• [Set task]: Leave out the images and repeat the listing below without a single change.

• [Data shown]:
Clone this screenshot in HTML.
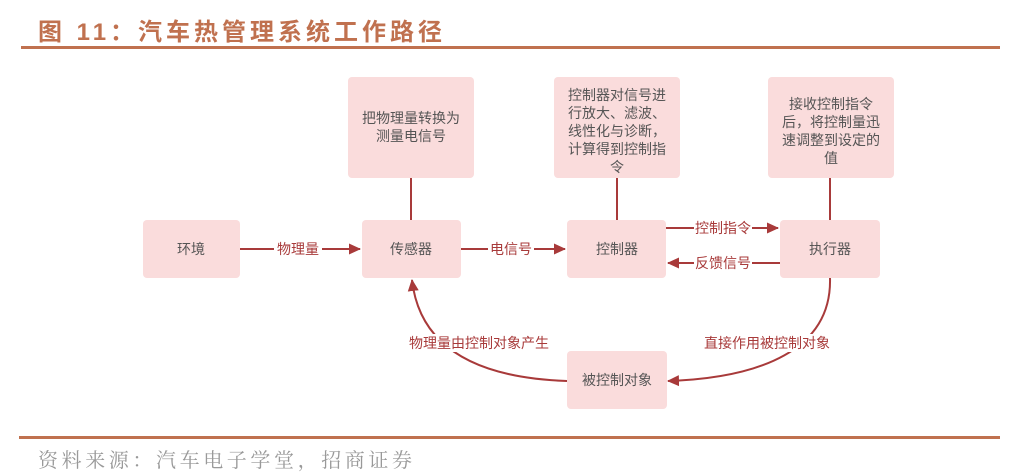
<!DOCTYPE html>
<html><head><meta charset="utf-8"><style>
body{margin:0;background:#fff;width:1021px;height:476px;overflow:hidden;position:relative;font-family:"Liberation Sans","Noto Sans CJK SC",sans-serif}
.t{position:absolute;left:38px;top:12px;font-size:24px;font-weight:bold;color:#c0714f;font-family:"Liberation Sans","Noto Sans CJK SC",sans-serif;letter-spacing:4px}
.l1{position:absolute;left:21px;top:46px;width:979px;height:3px;background:#c0714f}
.l2{position:absolute;left:19px;top:436px;width:981px;height:3px;background:#c0714f}
.s{position:absolute;left:38px;top:444px;font-size:20px;color:#999;font-family:"Noto Serif CJK SC",serif;letter-spacing:3.6px}
</style></head><body>
<div class="t">图 11：汽车热管理系统工作路径</div>
<div class="l1"></div>
<svg width="1021" height="476" style="position:absolute;left:0;top:0" font-family="Liberation Sans, Noto Sans CJK SC, sans-serif">
<defs><marker id="a" markerWidth="12" markerHeight="12" refX="11" refY="6" orient="auto" markerUnits="userSpaceOnUse"><path d="M0,0.5 L12,6 L0,11.5 z" fill="#a83a3a"/></marker></defs>
<g fill="#fadcdc">
<rect x="143" y="220" width="97" height="58" rx="4"/>
<rect x="362" y="220" width="99" height="58" rx="4"/>
<rect x="567" y="220" width="99" height="58" rx="4"/>
<rect x="780" y="220" width="100" height="58" rx="4"/>
<rect x="348" y="77" width="126" height="101" rx="4"/>
<rect x="554" y="77" width="126" height="101" rx="4"/>
<rect x="768" y="77" width="126" height="101" rx="4"/>
<rect x="567" y="351" width="100" height="58" rx="4"/>
</g>
<g stroke="#a83a3a" stroke-width="2" fill="none">
<line x1="411" y1="178" x2="411" y2="220"/>
<line x1="617" y1="178" x2="617" y2="220"/>
<line x1="830" y1="178" x2="830" y2="220"/>
<line x1="240" y1="249" x2="360" y2="249" marker-end="url(#a)"/>
<line x1="461" y1="249" x2="565" y2="249" marker-end="url(#a)"/>
<line x1="666" y1="228" x2="778" y2="228" marker-end="url(#a)"/>
<line x1="780" y1="263" x2="668" y2="263" marker-end="url(#a)"/>
<path d="M830,278 C832,350 760,378 668,381" marker-end="url(#a)"/>
<path d="M567,381 C480,378 420,350 412,280" marker-end="url(#a)"/>
</g>
<g fill="#fff">
<rect x="274" y="240" width="48" height="18"/>
<rect x="488" y="240" width="46" height="18"/>
<rect x="694" y="219" width="58" height="18"/>
<rect x="694" y="254" width="58" height="18"/>
<rect x="404" y="334" width="150" height="18"/>
<rect x="700" y="334" width="134" height="18"/>
</g>
<g fill="#a83a3a" font-size="14" text-anchor="middle">
<text x="298" y="254">物理量</text>
<text x="511" y="254">电信号</text>
<text x="723" y="233">控制指令</text>
<text x="723" y="268">反馈信号</text>
<text x="479" y="348">物理量由控制对象产生</text>
<text x="767" y="348">直接作用被控制对象</text>
</g>
<g fill="#555" font-size="14" text-anchor="middle">
<text x="191" y="254">环境</text>
<text x="411" y="254">传感器</text>
<text x="617" y="254">控制器</text>
<text x="830" y="254">执行器</text>
<text x="617" y="385">被控制对象</text>
<text x="411" y="123">把物理量转换为</text>
<text x="411" y="141">测量电信号</text>
<text x="617" y="100">控制器对信号进</text>
<text x="617" y="118">行放大、滤波、</text>
<text x="617" y="136">线性化与诊断，</text>
<text x="617" y="154">计算得到控制指</text>
<text x="617" y="172">令</text>
<text x="831" y="109">接收控制指令</text>
<text x="831" y="127">后，将控制量迅</text>
<text x="831" y="145">速调整到设定的</text>
<text x="831" y="163">值</text>
</g>
</svg>
<div class="l2"></div>
<div class="s">资料来源：汽车电子学堂，招商证券</div>
</body></html>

• [Full solution]:
Clone this screenshot in HTML.
<!DOCTYPE html>
<html><head><meta charset="utf-8"><style>
body{margin:0;background:#fff;width:1021px;height:476px;overflow:hidden;position:relative;font-family:"Liberation Sans","Noto Sans CJK SC",sans-serif}
.t{position:absolute;left:38px;top:12px;font-size:24px;font-weight:bold;color:#c0714f;font-family:"Liberation Sans","Noto Sans CJK SC",sans-serif;letter-spacing:4px}
.l1{position:absolute;left:21px;top:46px;width:979px;height:3px;background:#c0714f}
.l2{position:absolute;left:19px;top:436px;width:981px;height:3px;background:#c0714f}
.s{position:absolute;left:38px;top:444px;font-size:20px;color:#999;font-family:"Noto Serif CJK SC",serif;letter-spacing:3.6px}
</style></head><body>
<div class="t">图 11：汽车热管理系统工作路径</div>
<div class="l1"></div>
<svg width="1021" height="476" style="position:absolute;left:0;top:0" font-family="Liberation Sans, Noto Sans CJK SC, sans-serif">
<defs><marker id="a" markerWidth="12" markerHeight="12" refX="11" refY="6" orient="auto" markerUnits="userSpaceOnUse"><path d="M0,0.5 L12,6 L0,11.5 z" fill="#a83a3a"/></marker></defs>
<g fill="#fadcdc">
<rect x="143" y="220" width="97" height="58" rx="4"/>
<rect x="362" y="220" width="99" height="58" rx="4"/>
<rect x="567" y="220" width="99" height="58" rx="4"/>
<rect x="780" y="220" width="100" height="58" rx="4"/>
<rect x="348" y="77" width="126" height="101" rx="4"/>
<rect x="554" y="77" width="126" height="101" rx="4"/>
<rect x="768" y="77" width="126" height="101" rx="4"/>
<rect x="567" y="351" width="100" height="58" rx="4"/>
</g>
<g stroke="#a83a3a" stroke-width="2" fill="none">
<line x1="411" y1="178" x2="411" y2="220"/>
<line x1="617" y1="178" x2="617" y2="220"/>
<line x1="830" y1="178" x2="830" y2="220"/>
<line x1="240" y1="249" x2="360" y2="249" marker-end="url(#a)"/>
<line x1="461" y1="249" x2="565" y2="249" marker-end="url(#a)"/>
<line x1="666" y1="228" x2="778" y2="228" marker-end="url(#a)"/>
<line x1="780" y1="263" x2="668" y2="263" marker-end="url(#a)"/>
<path d="M830,278 C832,350 760,378 668,381" marker-end="url(#a)"/>
<path d="M567,381 C480,378 420,350 412,280" marker-end="url(#a)"/>
</g>
<g fill="#fff">
<rect x="274" y="240" width="48" height="18"/>
<rect x="488" y="240" width="46" height="18"/>
<rect x="694" y="219" width="58" height="18"/>
<rect x="694" y="254" width="58" height="18"/>
<rect x="404" y="334" width="150" height="18"/>
<rect x="700" y="334" width="134" height="18"/>
</g>
<g fill="#a83a3a" font-size="14" text-anchor="middle">
<text x="298" y="254">物理量</text>
<text x="511" y="254">电信号</text>
<text x="723" y="233">控制指令</text>
<text x="723" y="268">反馈信号</text>
<text x="479" y="348">物理量由控制对象产生</text>
<text x="767" y="348">直接作用被控制对象</text>
</g>
<g fill="#555" font-size="14" text-anchor="middle">
<text x="191" y="254">环境</text>
<text x="411" y="254">传感器</text>
<text x="617" y="254">控制器</text>
<text x="830" y="254">执行器</text>
<text x="617" y="385">被控制对象</text>
<text x="411" y="123">把物理量转换为</text>
<text x="411" y="141">测量电信号</text>
<text x="617" y="100">控制器对信号进</text>
<text x="617" y="118">行放大、滤波、</text>
<text x="617" y="136">线性化与诊断，</text>
<text x="617" y="154">计算得到控制指</text>
<text x="617" y="172">令</text>
<text x="831" y="109">接收控制指令</text>
<text x="831" y="127">后，将控制量迅</text>
<text x="831" y="145">速调整到设定的</text>
<text x="831" y="163">值</text>
</g>
</svg>
<div class="l2"></div>
<div class="s">资料来源：汽车电子学堂，招商证券</div>
</body></html>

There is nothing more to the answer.